Harsh, disgusting, vile, and violent as the music may seem, Cephalic's blast beats, rupturing bass lines, and purposely punishing time signatures aren't without their own kind of grace. Angular and mathematical, with a stubborn refusal to acknowledge the usually dominant hold of 4/4 time, the songs contain all the controlled energy of the Oppenheimer era. Yes, the music draws comparisons to death metal and grindcore touchstone artists like Napalm Death and Morbid Angel, but it's also occasionally likened to John Zorn's experimental Naked City project -- which paired him with lead Boredoms screamer Yamatsuke Eye and drummer Joey Baron -- and even John Coltrane's hard-bop years. Lucid Interval does not actually attain anything resembling clarity. But that, according to Zac, is all by design.

"The last album, we had like nine days in the studio to record it," he says. "This time we got to really work on it and do it right. I really think that this album shows who we are. If you don't like it, you just don't like the band. Pouring your heart into a death metal record doesn't sound like something you should do, but that's what we did."

If beauty is in the eye of the beholder, Cephalic fans are advised to approach the band with some sort of psyche-altering device affixed to their peepers. And should they brave a live show, they'd be wise to be even further prepared with defensive apparatuses.

"There's definitely a theater aspect to what we do onstage," he says. "It's entertainment. We don't want people to be bored and say, 'Well, it's good, but it could have been 50 other bands.' We want to be a three-dimensional band, want to see people trip out on us.

"Some nights, if we're just kind of low on energy and the kids are just not there yet, we'll look at each other and kind of communicate: We're just gonna have to damage 'em."

And damage they sometimes do -- to themselves and the occasional audience member who might make the mistake of standing too close to the stage. Zac mentions offhandedly that Leonard will sometimes accidentally conk someone in the head with his microphone or his own body, and that his wife has come to regard his arrival at home with bloody hands and a sore back as surefire signs of a good show.

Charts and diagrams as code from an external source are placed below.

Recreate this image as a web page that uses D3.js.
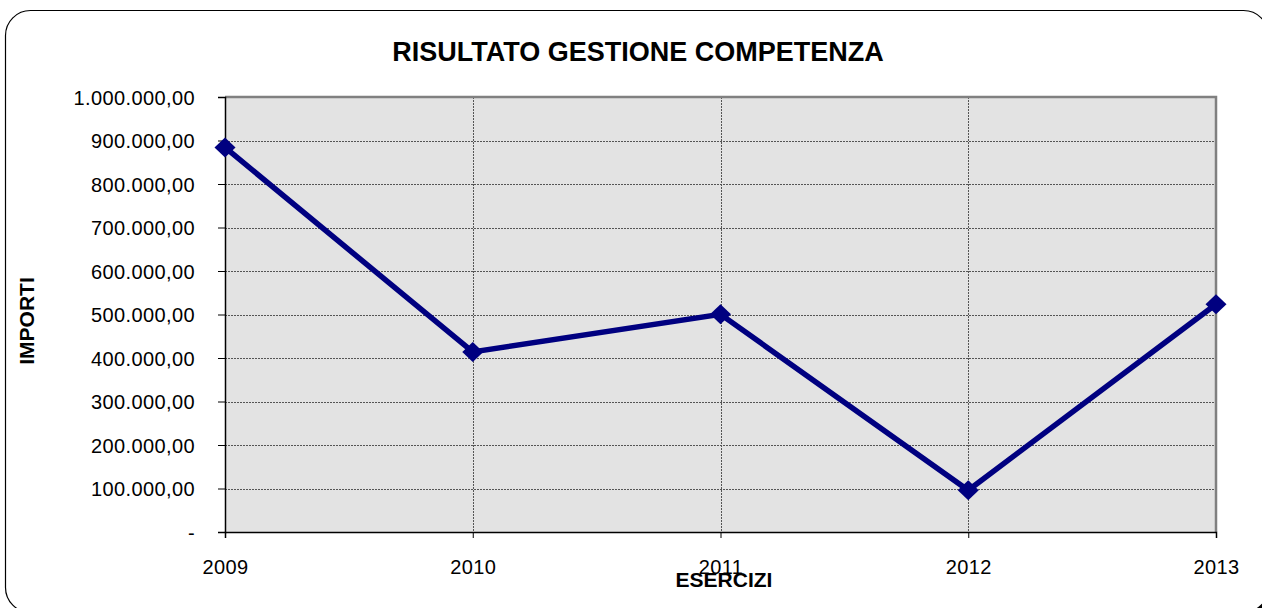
<!DOCTYPE html>
<html>
<head>
<meta charset="utf-8">
<script src="https://cdn.jsdelivr.net/npm/d3@7"></script>
<style>
  html, body { margin: 0; padding: 0; background: #fff; }
  svg { display: block; font-family: "Liberation Sans", Arial, sans-serif; }
</style>
</head>
<body>
<svg id="chart" width="1262" height="608"></svg>
<script>
const categories = ["2009", "2010", "2011", "2012", "2013"];
const values = [884000, 414000, 500500, 96000, 523500];
const yTicks = [0, 100000, 200000, 300000, 400000, 500000, 600000, 700000, 800000, 900000, 1000000];
const title = "RISULTATO GESTIONE COMPETENZA";
const xTitle = "ESERCIZI";
const yTitle = "IMPORTI";

const svg = d3.select("#chart");
const plot = { left: 225, top: 97, right: 1216, bottom: 532 };

// frame with shadow
svg.append("rect").attr("x", 13.5).attr("y", 18.5).attr("width", 1263).attr("height", 602)
  .attr("rx", 25).attr("fill", "#000");
svg.append("rect").attr("x", 5.5).attr("y", 10.5).attr("width", 1263).attr("height", 602)
  .attr("rx", 25).attr("fill", "#fff").attr("stroke", "#000").attr("stroke-width", 1.2);

const x = d3.scalePoint().domain(categories).range([plot.left, plot.right]).padding(0);
const y = d3.scaleLinear().domain([0, 1000000]).range([plot.bottom, plot.top]);

// plot background
svg.append("rect").attr("x", plot.left).attr("y", plot.top)
  .attr("width", plot.right - plot.left).attr("height", plot.bottom - plot.top)
  .attr("fill", "#e3e3e3");

// grid lines
svg.append("g").selectAll("line").data(yTicks.filter(d => d > 0 && d < 1000000)).join("line")
  .attr("x1", plot.left).attr("x2", plot.right)
  .attr("y1", d => Math.round(y(d)) + 0.5).attr("y2", d => Math.round(y(d)) + 0.5)
  .attr("stroke", "#555").attr("stroke-width", 1).attr("stroke-dasharray", "2,1");
svg.append("g").selectAll("line").data(categories.slice(1, -1)).join("line")
  .attr("y1", plot.top).attr("y2", plot.bottom)
  .attr("x1", d => Math.round(x(d)) + 0.5).attr("x2", d => Math.round(x(d)) + 0.5)
  .attr("stroke", "#555").attr("stroke-width", 1).attr("stroke-dasharray", "2,1");

// top/right gray border
svg.append("path")
  .attr("d", `M${plot.left},${plot.top} H${plot.right} V${plot.bottom}`)
  .attr("fill", "none").attr("stroke", "#808080").attr("stroke-width", 2.5);

// y axis
const fmt = d => d === 0 ? "-" : d3.format(",.2f")(d).replace(/,/g, "#").replace(".", ",").replace(/#/g, ".");
const yAxis = svg.append("g").attr("transform", `translate(${plot.left},0)`)
  .call(d3.axisLeft(y).tickValues(yTicks).tickFormat(fmt).tickSize(7).tickPadding(23));
yAxis.select(".domain").attr("stroke", "#000").attr("stroke-width", 1.5);
yAxis.selectAll(".tick line").attr("stroke", "#000");
yAxis.selectAll("text").attr("font-size", 20).attr("fill", "#000")
  .attr("letter-spacing", "0.4px")
  .attr("font-family", "'Liberation Sans', Arial, sans-serif")
  .attr("dy", "0.36em");

// x axis
const xAxis = svg.append("g").attr("transform", `translate(0,${plot.bottom})`)
  .call(d3.axisBottom(x).tickSize(6).tickPadding(22));
xAxis.select(".domain").attr("stroke", "#000").attr("stroke-width", 1.5);
xAxis.selectAll(".tick line").attr("stroke", "#000");
xAxis.selectAll("text").attr("font-size", 20).attr("fill", "#000")
  .attr("letter-spacing", "0.4px")
  .attr("font-family", "'Liberation Sans', Arial, sans-serif");

// line
svg.append("path").datum(values)
  .attr("d", d3.line().x((d, i) => x(categories[i])).y(d => y(d)))
  .attr("fill", "none").attr("stroke", "#000080").attr("stroke-width", 5.5)
  .attr("stroke-linejoin", "miter");

// markers
svg.append("g").selectAll("path").data(values).join("path")
  .attr("transform", (d, i) => `translate(${x(categories[i])},${y(d)})`)
  .attr("d", "M0,-10 L10.5,0 L0,10 L-10.5,0 Z")
  .attr("fill", "#000080");

// titles
svg.append("text").attr("x", 638).attr("y", 61).attr("text-anchor", "middle")
  .attr("font-size", 27).attr("font-weight", "bold").text(title);
svg.append("text").attr("x", 724).attr("y", 587).attr("text-anchor", "middle")
  .attr("font-size", 21).attr("font-weight", "bold").text(xTitle);
svg.append("text").attr("transform", "translate(34,321) rotate(-90)").attr("text-anchor", "middle")
  .attr("font-size", 21).attr("font-weight", "bold").text(yTitle);
</script>
</body>
</html>
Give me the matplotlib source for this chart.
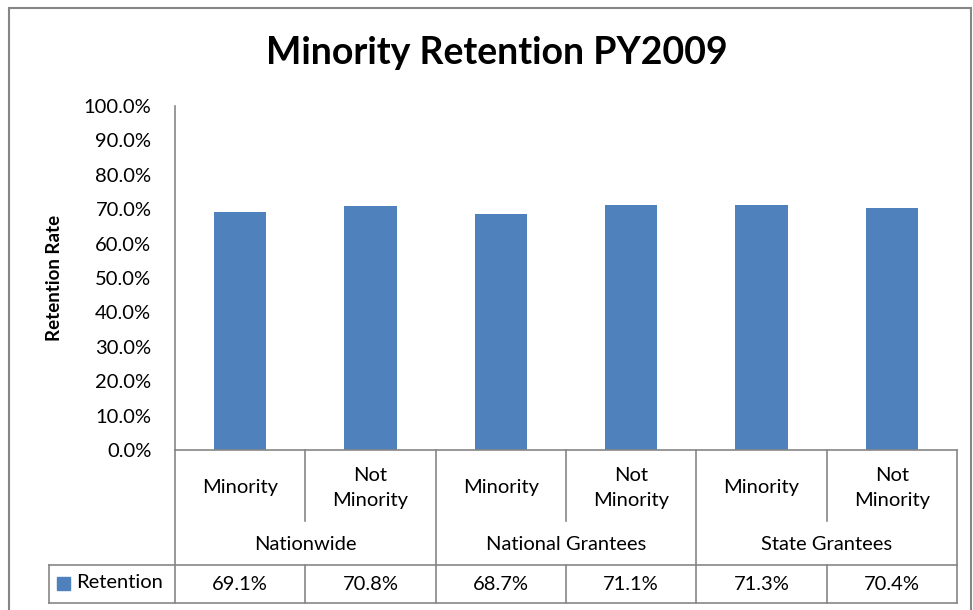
import matplotlib
matplotlib.use('Agg')
import matplotlib.pyplot as plt
from matplotlib.patches import Rectangle
from matplotlib.ticker import PercentFormatter
from matplotlib.transforms import blended_transform_factory

# data
sub_labels = ['Minority', 'Not\nMinority', 'Minority', 'Not\nMinority', 'Minority', 'Not\nMinority']
groups = ['Nationwide', 'National Grantees', 'State Grantees']
retention = [69.1, 70.8, 68.7, 71.1, 71.3, 70.4]
series_name = 'Retention'

W, H = 973, 610
BLUE = '#4F81BD'
GRAY = '#868686'
plt.rcParams['font.family'] = ['Lato', 'DejaVu Sans']

fig = plt.figure(figsize=(W / 100, H / 100), dpi=100)

def fx(px):
    return px / W

def fy(py):
    return 1 - py / H

# plot area in pixel positions of the reference
x0, x1, y_top, y_zero = 175, 957, 106, 450
ax = fig.add_axes([fx(x0), fy(y_zero), fx(x1) - fx(x0), fy(y_top) - fy(y_zero)])

xs = list(range(len(retention)))
ax.bar(xs, retention, width=0.4, color=BLUE, zorder=2)
ax.set_xlim(-0.5, len(retention) - 0.5)
ax.set_ylim(0, 100)
ax.set_yticks(range(0, 101, 10))
ax.yaxis.set_major_formatter(PercentFormatter(decimals=1))
ax.tick_params(axis='y', length=0, labelsize=14.5, pad=17)
ax.set_xticks([])
for s in ['top', 'right', 'bottom']:
    ax.spines[s].set_visible(False)
ax.spines['left'].set_color(GRAY)
ax.spines['left'].set_linewidth(1.2)
ax.set_ylabel('Retention Rate', fontsize=13.5, fontweight='bold')
ax.yaxis.set_label_coords(-(x0 - 63) / (x1 - x0), 0.5)

fig.text(fx(497), fy(53), 'Minority Retention PY2009', ha='center', va='center',
         fontsize=27, fontweight='bold')

# category table below the axis
tr = blended_transform_factory(ax.transData, fig.transFigure)
row1_bot, row2_bot, row3_bot = 521, 565, 603
lw = 1.2

def vline(x, ya, yb, transform=tr):
    fig.add_artist(plt.Line2D([x, x], [fy(ya), fy(yb)], transform=transform,
                              color=GRAY, lw=lw))

def hline(xa, xb, y):
    fig.add_artist(plt.Line2D([xa, xb], [fy(y), fy(y)], transform=fig.transFigure,
                              color=GRAY, lw=lw))

hline(fx(x0), fx(x1), y_zero)
n = len(retention)
for i in range(n + 1):
    b = i - 0.5
    if i % 2 == 0:
        vline(b, y_zero, row2_bot)
    else:
        vline(b, y_zero, row1_bot)
    vline(b, row2_bot, row3_bot)

hline(fx(49), fx(x1), row2_bot)
hline(fx(49), fx(x1), row3_bot)
vline(fx(49), row2_bot, row3_bot, transform=fig.transFigure)

fs = 14.5
for i, lab in enumerate(sub_labels):
    fig.text(i, fy(488), lab, transform=tr, ha='center', va='center',
             fontsize=fs, linespacing=1.6)
for g, name in enumerate(groups):
    fig.text(2 * g + 0.5, fy(545), name, transform=tr, ha='center', va='center',
             fontsize=fs)
for i, v in enumerate(retention):
    fig.text(i, fy(584), f'{v:.1f}%', transform=tr, ha='center', va='center',
             fontsize=fs)

fig.add_artist(Rectangle((fx(57), fy(590)), fx(13), 13 / H, transform=fig.transFigure,
                         color=BLUE))
fig.text(fx(76), fy(583), series_name, ha='left', va='center', fontsize=fs)

# chart border
fig.add_artist(Rectangle((fx(9), fy(620)), fx(962), 612 / H, transform=fig.transFigure,
                         fill=False, edgecolor=GRAY, lw=1.5))

fig.savefig('out.png', dpi=100)
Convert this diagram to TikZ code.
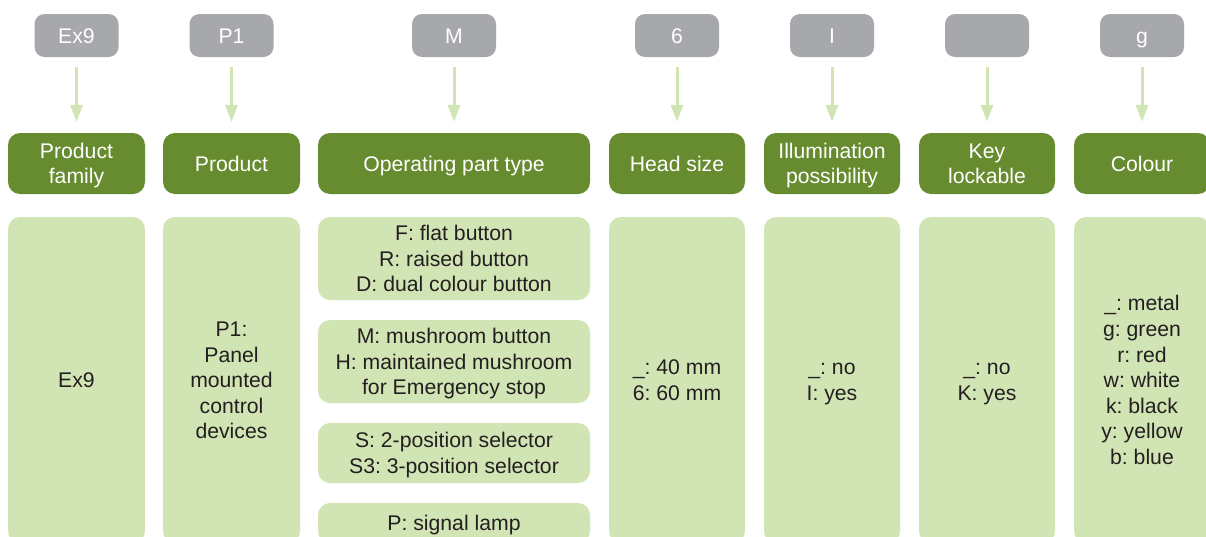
\documentclass[tikz,border=0pt]{standalone}
\usepackage{fontspec}
\setmainfont{Liberation Sans}
\usetikzlibrary{arrows.meta}
\definecolor{pillgray}{HTML}{A7A8AB}
\definecolor{darkgreen}{HTML}{678B2F}
\definecolor{lightgreen}{HTML}{D1E4B3}
\definecolor{txt}{HTML}{231F20}
\newcommand\mlines[1]{\begin{tabular}[b]{@{}c@{}}#1\end{tabular}}
\frenchspacing
\begin{document}
\begin{tikzpicture}[x=1pt,y=-1pt,
  txtfont/.style={font=\fontsize{21.2}{25.6}\selectfont\frenchspacing, text depth=0pt},
  n1/.style={text height=15.2pt},
  n2/.style={text height=40.8pt},
  n3/.style={text height=66.4pt},
  n5/.style={text height=117.6pt},
  n7/.style={text height=168.8pt},
  pill/.style={txtfont, n1, fill=pillgray, rounded corners=10pt, minimum width=84pt, minimum height=43pt, inner sep=0pt, text=white},
  head/.style={txtfont, fill=darkgreen, rounded corners=12pt, minimum height=61pt, inner sep=0pt, text=white},
  body/.style={txtfont, fill=lightgreen, rounded corners=12pt, inner sep=0pt, text=txt},
  arr/.style={draw=lightgreen, line width=3pt, -{Triangle[width=12pt,length=17pt]}, shorten <=10pt, shorten >=11pt}]
\useasboundingbox (0,0) rectangle (1206,536);
\clip (0,0) rectangle (1206,536);
\fill[white] (0,0) rectangle (1206,536);
% pills
\node[pill] (p1) at (76.5,35.5) {Ex9};
\node[pill] (p2) at (231.5,35.5) {P1};
\node[pill] (p3) at (454,35.5) {M};
\node[pill] (p4) at (677,35.5) {6};
\node[pill] (p5) at (832,35.5) {I};
\node[pill] (p6) at (987,35.5) {};
\node[pill] (p7) at (1142,35.5) {g};
% headers
\node[head, n2, minimum width=137pt] (h1) at (76.5,163.5) {\mlines{Product\\family}};
\node[head, n1, minimum width=137pt] (h2) at (231.5,163.5) {Product};
\node[head, n1, minimum width=272pt] (h3) at (454,163.5) {Operating part type};
\node[head, n1, minimum width=136pt] (h4) at (677,163.5) {Head size};
\node[head, n2, minimum width=136pt] (h5) at (832,163.5) {\mlines{Illumination\\possibility}};
\node[head, n2, minimum width=136pt] (h6) at (987,163.5) {\mlines{Key\\lockable}};
\node[head, n1, minimum width=136pt] (h7) at (1142,163.5) {Colour};
% arrows
\foreach \i in {1,...,7} \draw[arr] (p\i.south) -- (h\i.north);
% bodies
\node[body, n1, minimum width=137pt, minimum height=326pt] (b1) at (76.5,380) {Ex9};
\node[body, n5, minimum width=137pt, minimum height=326pt] (b2) at (231.5,380) {\mlines{P1:\\Panel\\mounted\\control\\devices}};
\node[body, n3, minimum width=272pt, minimum height=83pt] (b3a) at (454,258.5) {\mlines{F: flat button\\R: raised button\\D: dual colour button}};
\node[body, n3, minimum width=272pt, minimum height=83pt] (b3b) at (454,361.5) {\mlines{M: mushroom button\\H: maintained mushroom\\for Emergency stop}};
\node[body, n2, minimum width=272pt, minimum height=60pt] (b3c) at (454,453) {\mlines{S: 2-position selector\\S3: 3-position selector}};
\node[body, n1, minimum width=272pt, minimum height=40pt] (b3d) at (454,523) {P: signal lamp};
\node[body, n2, minimum width=136pt, minimum height=326pt] (b4) at (677,380) {\mlines{\_: 40 mm\\6: 60 mm}};
\node[body, n2, minimum width=136pt, minimum height=326pt] (b5) at (832,380) {\mlines{\_: no\\I: yes}};
\node[body, n2, minimum width=136pt, minimum height=326pt] (b6) at (987,380) {\mlines{\_: no\\K: yes}};
\node[body, n7, minimum width=136pt, minimum height=326pt] (b7) at (1142,380) {\mlines{\_: metal\\g: green\\r: red\\w: white\\k: black\\y: yellow\\b: blue}};
\end{tikzpicture}
\end{document}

And while Zac swears that all of the nearly primordial aggression is authentic, he says it's more a sign of the players' recreational catharsis than some deep-seated dementia.

"I feel like I'm becoming almost a completely reasonable and adjusted adult," says Zac, a new father who, like several of his bandmates, works in the service industry in Denver. "But there is so much frustration involved in even playing this music, because parts of it are so complicated. I feel like, if I didn't have this outlet onstage, I'd just carry that stuff around with me. You don't want to be jumping up and screaming at people and waving things in their faces when you walk down the street."

And why not?

"You can get beat up that way. Forget that -- I'd rather be violent in my music than in my life."